Professor Antony C. Moss, author of the report, said:

This report shows that the heavy lifting on social mobility is not distributed equally across the higher education sector. Bronze and Silver TEF-ranked, lower-tariff institutions are doing far more to expand access to higher education, by recruiting the majority of disadvantaged students. 

At the same time, they are achieving comparable outcomes compared to high-tariff providers, even though these universities recruit very few disadvantaged students and have greater resources per head to support them.

Currently, funding for supporting disadvantaged students is distributed equally across universities with Access and Participation Plans in place. The analysis in this report suggests the Office for Students should rethink how it provides this financial support so that those universities educating the majority of England’s disadvantaged students do not continue to lose out.

Nick Hillman, Director of HEPI, said:

There is a wealth of evidence showing eligibility for Free School Meals is the best common indicator of disadvantage among pupils. This important new research suggests those who received Free School Meals continue to lose out even after entering higher education.

The Teaching Excellence Framework was designed to measure the quality of universities and the outcomes of students, but the evidence shows it does not sufficiently reflect one basic educational truth: it is harder to educate thousands of disadvantaged students than it is to educate a handful of them.

The Teaching Excellence Framework panels are currently working hard to give out the first full set of Awards to universities since 2017. It is vital they learn from the past by doing more to recognise the circumstances of individual institutions.

Notes for Editors

  1. HEPI was established in 2002 to influence the higher education debate with evidence. It is UK-wide, independent and non-partisan, and funded by organisations and higher education institutions that want to see vibrant policy discussions.
  2. Professor Antony C. Moss, author of the report, is Pro Vice-Chancellor Education and Student Experience at London South Bank University, where he is also a Professor of Addictive Behaviour Science in the Centre for Addictive Behaviours Research. He is Chair of the London Uni Connect Partnership funded by the Office for Students, which works to improve access and opportunity to higher education for disadvantaged groups across London. In addition, he is Deputy Director for PHIRST South Bank, an NIHR-funded national research centre which supports Local Authorities across the UK to conduct evaluations of public health interventions.
  3. London South Bank University, (LSBU), sponsor of the report, is a civic university of technology, which provides accessible, career-orientated professional and technical education. LSBU has the 3rd highest proportion of students who were previously eligible for free school meals across English universities (37.8%, twice the average for English universities [18.4%]).
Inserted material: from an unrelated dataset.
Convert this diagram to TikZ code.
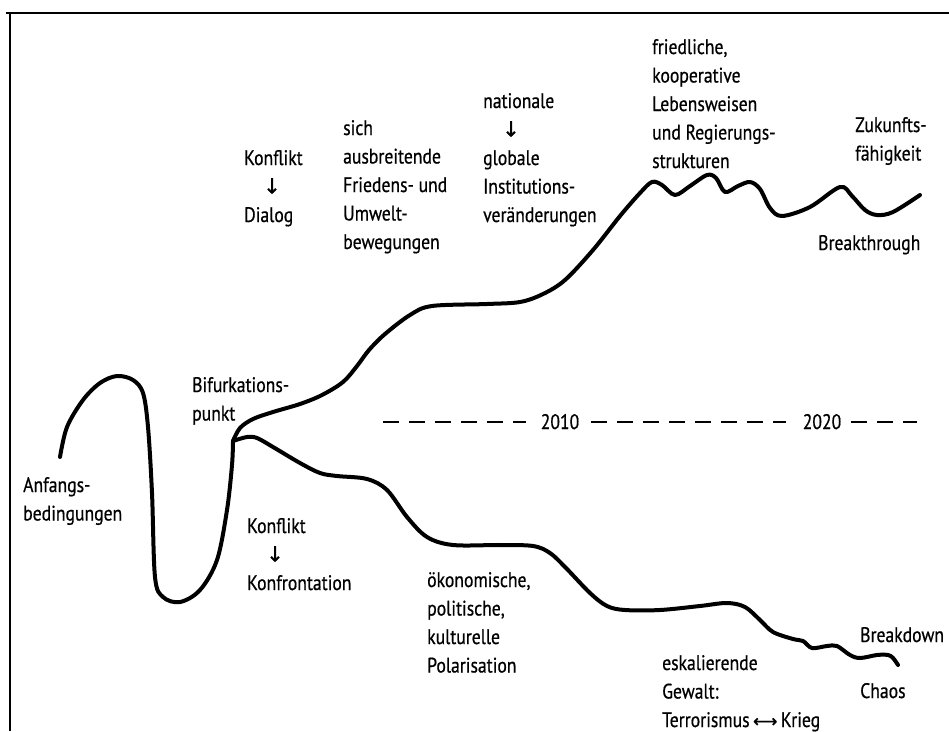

Despite this, LSBU is ranked 11th among UK universities for graduate starting salaries at one year after graduation (Longitudinal Education Outcomes Data 2019-20).

1 comment

  1. Patrick Callaghan says:

    An excellent report that confirms, starkly in my view, the social injustices being perpetuated in the sector, which mirror those prevalent in the UK at large. Many universities, largely post 92, like LSBU are tackling these challenges head-on, improving social mobility and slowly reducing these injustices., but it’s far from easy given the hardships many of their students experience daily. These efforts are often unrecognised in national assessments such as TEF. If measures like social mobility and reducing inequalities were captured in assessments from which national and global rankings are compiled, the rankings might look very different.